Jonn Stepp: Comedy Renaissance Man

Jonn Stepp: Comedy Renaissance Man

Six months have passed since Vegas comedian Jonn Stepp died "naturally" of Cardiomyopathy, as determined by February autopsy results. Here is his long-overdue obituary.

On November 26, local comedian Jonn Stepp was visiting family in Wellington, Florida, over the Thanksgiving holiday. The morning he and his wife, Laysi, were scheduled to depart, he began gasping for air. “I woke up and saw that his color was a little off,” Laysi recalls. “I asked him if he was okay, and I just saw him take his last breath right in front of me. I ran and called 911 and did CPR, but he never came back.”

Stepp was 38 years old.

Born an only child in Ashtabula, Ohio, Stepp grew up in West Palm Beach, Florida. He began his career as a model/actor at age 10 before studying stage acting through his teenage years. Stepp won the annual Laff Lines stand-up competition in Palm Beach Gardens after graduating high school; it was the first time he had ever stepped on a comedy-club stage. 

After working as the in-house emcee and stage manager of Giggles Comedy Club in Daytona Beach, Stepp became a road comic, serving as a middle act before eventually headlining clubs across the country. He moved to Las Vegas in July of 1995, where he performed weekly with his best friend Ron Mohl at the now-defunct Bourbon Street casino as a two-person comedy/music team.

“A lot of it was making fun of himself, but unlike a lot of comedians, that’s how he really was offstage,” Mohl recalls. “I played the naïve guy, and he wasn’t he straight man per say, but the more serious, ‘You idiot’ kind of guy. We played off of each other really well; I would be the Abbott to his Costello. But he never wanted to see himself as a straight man.”

The pair also performed at the Debbie Reynolds Hotel and Casino and at the Riviera for then-Entertainment Director Steve Schirripa. When performing stand-up on his own, Stepp was known for making up characters and performing dead-on impersonations. “He could do any cartoon character you can think of,” says Mohl.

Stepp was director of both the Mirthquake improv troupe and the Fitzgeralds Hotel and Casino’s Sin City Players.
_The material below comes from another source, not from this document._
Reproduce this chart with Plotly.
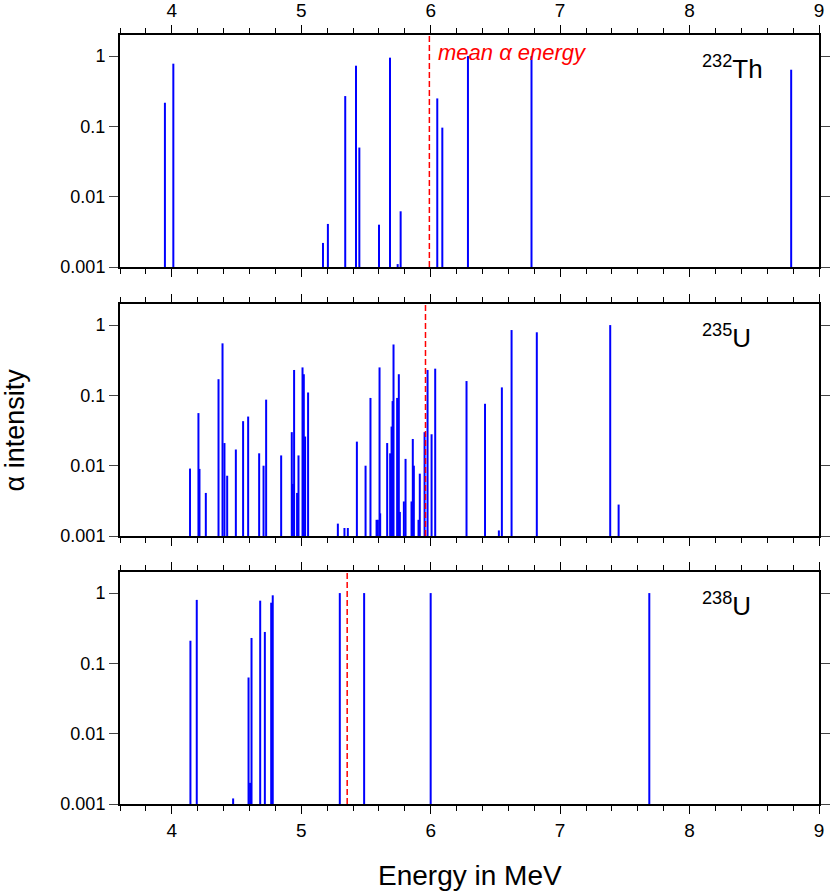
import plotly.graph_objects as go

# alpha lines per decay chain: energy (MeV) and relative intensity
th232_energy = [3.947, 4.012, 5.168, 5.206, 5.340, 5.423, 5.449, 5.601, 5.686,
                5.745, 5.768, 6.051, 6.090, 6.288, 6.779, 8.785]
th232_intensity = [0.217, 0.78, 0.0022, 0.0041, 0.27, 0.73, 0.05, 0.0040, 0.95,
                   0.0011, 0.0062, 0.25, 0.096, 1.0, 1.0, 0.64]

u235_energy = [4.141, 4.206, 4.214, 4.263, 4.361, 4.392, 4.407, 4.428, 4.495,
               4.551, 4.590, 4.675, 4.709, 4.729, 4.845, 4.927, 4.935, 4.945,
               4.968, 4.979, 5.010, 5.020, 5.030, 5.053, 5.283, 5.334, 5.360,
               5.430, 5.497, 5.535, 5.582, 5.592, 5.605, 5.610, 5.664, 5.687,
               5.698, 5.706, 5.713, 5.741, 5.754, 5.762, 5.793, 5.806, 5.852,
               5.862, 5.870, 5.906, 5.916, 5.953, 5.976, 6.007, 6.035, 6.277,
               6.420, 6.527, 6.550, 6.625, 6.820, 7.387, 7.452]
u235_intensity = [0.0091, 0.056, 0.009, 0.0041, 0.17, 0.55, 0.021, 0.0072, 0.017,
                  0.043, 0.050, 0.015, 0.010, 0.087, 0.014, 0.030, 0.0055, 0.23,
                  0.0041, 0.014, 0.25, 0.20, 0.026, 0.11, 0.0015, 0.0013, 0.0013,
                  0.022, 0.010, 0.092, 0.0017, 0.0017, 0.25, 0.0021, 0.021, 0.015,
                  0.036, 0.083, 0.53, 0.092, 0.20, 0.0022, 0.0031, 0.0125, 0.0031,
                  0.024, 0.010, 0.0017, 0.0077, 0.030, 0.23, 0.028, 0.24, 0.16,
                  0.076, 0.0012, 0.13, 0.85, 0.79, 1.0, 0.0028]

u238_energy = [4.144, 4.193, 4.474, 4.593, 4.605, 4.616, 4.683, 4.719, 4.768,
               4.780, 5.298, 5.486, 6.000, 7.689]
u238_intensity = [0.21, 0.80, 0.0012, 0.063, 0.002, 0.23, 0.78, 0.28, 0.73,
                  0.93, 1.0, 1.0, 1.0, 1.0]

mean_energy = [5.99, 5.96, 5.355]
isotopes = ["<sup>232</sup>Th", "<sup>235</sup>U", "<sup>238</sup>U"]

FLOOR = 0.001
FONT = "Liberation Sans, Arial, Helvetica, sans-serif"

panels = [(th232_energy, th232_intensity),
          (u235_energy, u235_intensity),
          (u238_energy, u238_intensity)]
domains = [[0.6983, 1.0], [0.3485, 0.6502], [0.0, 0.3017]]

fig = go.Figure()

for i, (energy, inten) in enumerate(panels):
    n = i + 1
    key = "" if n == 1 else str(n)
    xref, yref = f"x{key}", f"y{key}"

    xs, ys = [], []
    for e, v in zip(energy, inten):
        xs += [e, e, None]
        ys += [FLOOR, v, None]
    fig.add_trace(go.Scatter(
        x=xs, y=ys, mode="lines",
        line=dict(color="#0000ff", width=2),
        xaxis=xref, yaxis=yref,
        showlegend=False, hoverinfo="skip",
    ))

    fig.add_shape(type="line", xref=xref, yref=f"{yref} domain",
                  x0=mean_energy[i], x1=mean_energy[i], y0=0, y1=1,
                  line=dict(color="#ff0000", width=1.5, dash="6px,3px"))

    fig.add_annotation(x=0.83, y=0.86, xref=f"{xref} domain", yref=f"{yref} domain",
                       text=isotopes[i], showarrow=False, xanchor="left",
                       yanchor="middle", font=dict(family=FONT, size=26, color="black"))

    xaxis = dict(
        range=[3.6, 9], domain=[0, 1], anchor=yref, automargin=False,
        side="top" if n == 1 else "bottom", showticklabels=(n in (1, 3)),
        tickvals=[4, 5, 6, 7, 8, 9], ticks="outside", ticklen=8, tickwidth=1,
        tickcolor="black",
        minor=dict(dtick=0.2, tick0=0, ticks="outside", ticklen=5, tickwidth=1,
                   tickcolor="black"),
        showline=True, linewidth=2, linecolor="black", mirror="allticks",
        showgrid=False, zeroline=False,
        tickfont=dict(family=FONT, size=19, color="black"),
    )
    yaxis = dict(
        type="log", range=[-3, 0.3], domain=domains[i], anchor=xref, automargin=False,
        tickvals=[0.001, 0.01, 0.1, 1], ticktext=["0.001", "0.01", "0.1", "1"],
        ticks="outside", ticklen=9, tickwidth=1, tickcolor="#444",
        showline=True, linewidth=2, linecolor="black", mirror="allticks",
        showgrid=False, zeroline=False,
        tickfont=dict(family=FONT, size=18, color="black"),
    )
    fig.update_layout({f"xaxis{key}": xaxis, f"yaxis{key}": yaxis})

fig.add_annotation(x=6.04, y=0.985, xref="x", yref="y domain",
                   text="<i>mean α energy</i>", showarrow=False,
                   xanchor="left", yanchor="top",
                   font=dict(family=FONT, size=22, color="#ff0000"))

fig.add_annotation(x=0.5007, y=-0.0936, xref="paper", yref="paper",
                   text="Energy in MeV", showarrow=False,
                   xanchor="center", yanchor="middle",
                   font=dict(family=FONT, size=28, color="black"))
fig.add_annotation(x=-0.150, y=0.486, xref="paper", yref="paper",
                   text="α intensity", showarrow=False, textangle=-90,
                   xanchor="center", yanchor="middle",
                   font=dict(family=FONT, size=27, color="black"))

fig.update_layout(
    width=830, height=891,
    margin=dict(l=120, r=11, t=35, b=87),
    plot_bgcolor="white", paper_bgcolor="white",
)

# drop the browser's default 8px body margin so the figure fills the window
fig.write_html("out.html", config={"displayModeBar": False},
               post_script="document.body.style.margin='0';")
He had appeared on Comedy Central’s Travel Sick and Comic Remix, was the head writer/performer for NBC’s Laugh Attack! and had written several commercial, radio and television-pilot scripts. A karaoke enthusiast, Stepp had recently completed a film script in which he and Vegas-based entertainer S. Frank Stringham portrayed “two idiot brothers who perform karaoke songs at functions like funerals, weddings, bar mitzvahs, etc…. only changing the words of the karaoke songs to fit the occasion.” 

“Jonn Stepp is (I’m having a hard time saying “was” as of yet) a talented, funny, and quick-witted individual who blessed the lives of those around him with smiles and laughter,” Stringham posted in a blog entry dated November 27. “He could make people laugh in any situation with the use of his humor, his celebrity impressions, and his big heart! He was a funny stand-up comedian, an improv aficionado, a music lover, a great husband, a dedicated father, and a faithful friend… He put his whole heart into everything that he did.”

Stepp, who exercised regularly, had no history of lung ailments or drug use. An autopsy report will be released sometime in January, says Laysi Stepp. “The emergency team did a great job. They tried to bring him back, but he never responded. He was sick with a cold, but nothing was out of the ordinary.”

“He always wanted to do standup, and then write. He was also a cartoonist,” says Mohl. “He was kind of a Renaissance guy, where he would do a little bit of everything really well…. He always stayed on course. Some might see that as strong-headed, but he had a set of goals in a chaotic world of distractions.”

Stepp is survived by his wife and a 7-year-old daughter from a previous marriage.